_Prompt:_ Leave out the pictures and repeat the rest of the material exactly.

+++

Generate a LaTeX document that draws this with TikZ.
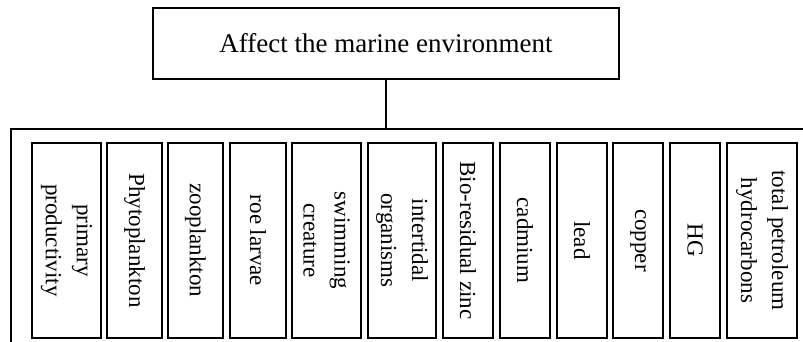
\documentclass[tikz,border=0pt]{standalone}
\usepackage{fontspec}
\setmainfont{Liberation Serif}
\usetikzlibrary{positioning,calc}

\begin{document}
\begin{tikzpicture}[x=1pt,y=1pt]
\tikzstyle{top}=[draw,line width=1.2pt,minimum width=466pt,minimum height=71pt,inner sep=0pt,font=\fontsize{27}{32}\selectfont];
\tikzstyle{fac}=[draw,line width=1.2pt,rotate=-90,minimum width=195pt,inner sep=0pt,align=center,font=\fontsize{23}{31}\selectfont];

\useasboundingbox (0,0) rectangle (803,-342);

\begin{scope}
        \node[top] (env) at (386,-43.5) {Affect the marine environment};

        \node[fac,minimum height=69pt] (f1) at (66.5,-240.5) {primary\\productivity};
        \node[fac,minimum height=55pt] (f2) at (134.5,-240.5) {Phytoplankton};
        \node[fac,minimum height=55pt] (f3) at (195.5,-240.5) {zooplankton};
        \node[fac,minimum height=56pt] (f4) at (258,-240.5) {roe larvae};
        \node[fac,minimum height=69pt] (f5) at (326.5,-240.5) {swimming\\creature};
        \node[fac,minimum height=68pt] (f6) at (402,-240.5) {intertidal\\organisms};
        \node[fac,minimum height=50pt] (f7) at (468,-240.5) {Bio-residual zinc};
        \node[fac,minimum height=50pt] (f8) at (525,-240.5) {cadmium};
        \node[fac,minimum height=50pt] (f9) at (582,-240.5) {lead};
        \node[fac,minimum height=50pt] (f10) at (638,-240.5) {copper};
        \node[fac,minimum height=50pt] (f11) at (695,-240.5) {HG};
        \node[fac,minimum height=70pt] (f12) at (762,-240.5) {total petroleum\\hydrocarbons};

        \coordinate (hub) at (env.south |- 0,-129);
        \coordinate (lft) at (11,-129);
        \coordinate (rgt) at (803,-129);
        \coordinate (bot) at (11,-342);

        \draw[line width=1.2pt] (env.south) -- (hub);
        \draw[line width=1.2pt] (rgt) -- (lft) -- (bot);
\end{scope}

\end{tikzpicture}
\end{document}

+++

_Worked solution:_
Generate a LaTeX document that draws this with TikZ.
\documentclass[tikz,border=0pt]{standalone}
\usepackage{fontspec}
\setmainfont{Liberation Serif}
\usetikzlibrary{positioning,calc}

\begin{document}
\begin{tikzpicture}[x=1pt,y=1pt]
\tikzstyle{top}=[draw,line width=1.2pt,minimum width=466pt,minimum height=71pt,inner sep=0pt,font=\fontsize{27}{32}\selectfont];
\tikzstyle{fac}=[draw,line width=1.2pt,rotate=-90,minimum width=195pt,inner sep=0pt,align=center,font=\fontsize{23}{31}\selectfont];

\useasboundingbox (0,0) rectangle (803,-342);

\begin{scope}
        \node[top] (env) at (386,-43.5) {Affect the marine environment};

        \node[fac,minimum height=69pt] (f1) at (66.5,-240.5) {primary\\productivity};
        \node[fac,minimum height=55pt] (f2) at (134.5,-240.5) {Phytoplankton};
        \node[fac,minimum height=55pt] (f3) at (195.5,-240.5) {zooplankton};
        \node[fac,minimum height=56pt] (f4) at (258,-240.5) {roe larvae};
        \node[fac,minimum height=69pt] (f5) at (326.5,-240.5) {swimming\\creature};
        \node[fac,minimum height=68pt] (f6) at (402,-240.5) {intertidal\\organisms};
        \node[fac,minimum height=50pt] (f7) at (468,-240.5) {Bio-residual zinc};
        \node[fac,minimum height=50pt] (f8) at (525,-240.5) {cadmium};
        \node[fac,minimum height=50pt] (f9) at (582,-240.5) {lead};
        \node[fac,minimum height=50pt] (f10) at (638,-240.5) {copper};
        \node[fac,minimum height=50pt] (f11) at (695,-240.5) {HG};
        \node[fac,minimum height=70pt] (f12) at (762,-240.5) {total petroleum\\hydrocarbons};

        \coordinate (hub) at (env.south |- 0,-129);
        \coordinate (lft) at (11,-129);
        \coordinate (rgt) at (803,-129);
        \coordinate (bot) at (11,-342);

        \draw[line width=1.2pt] (env.south) -- (hub);
        \draw[line width=1.2pt] (rgt) -- (lft) -- (bot);
\end{scope}

\end{tikzpicture}
\end{document}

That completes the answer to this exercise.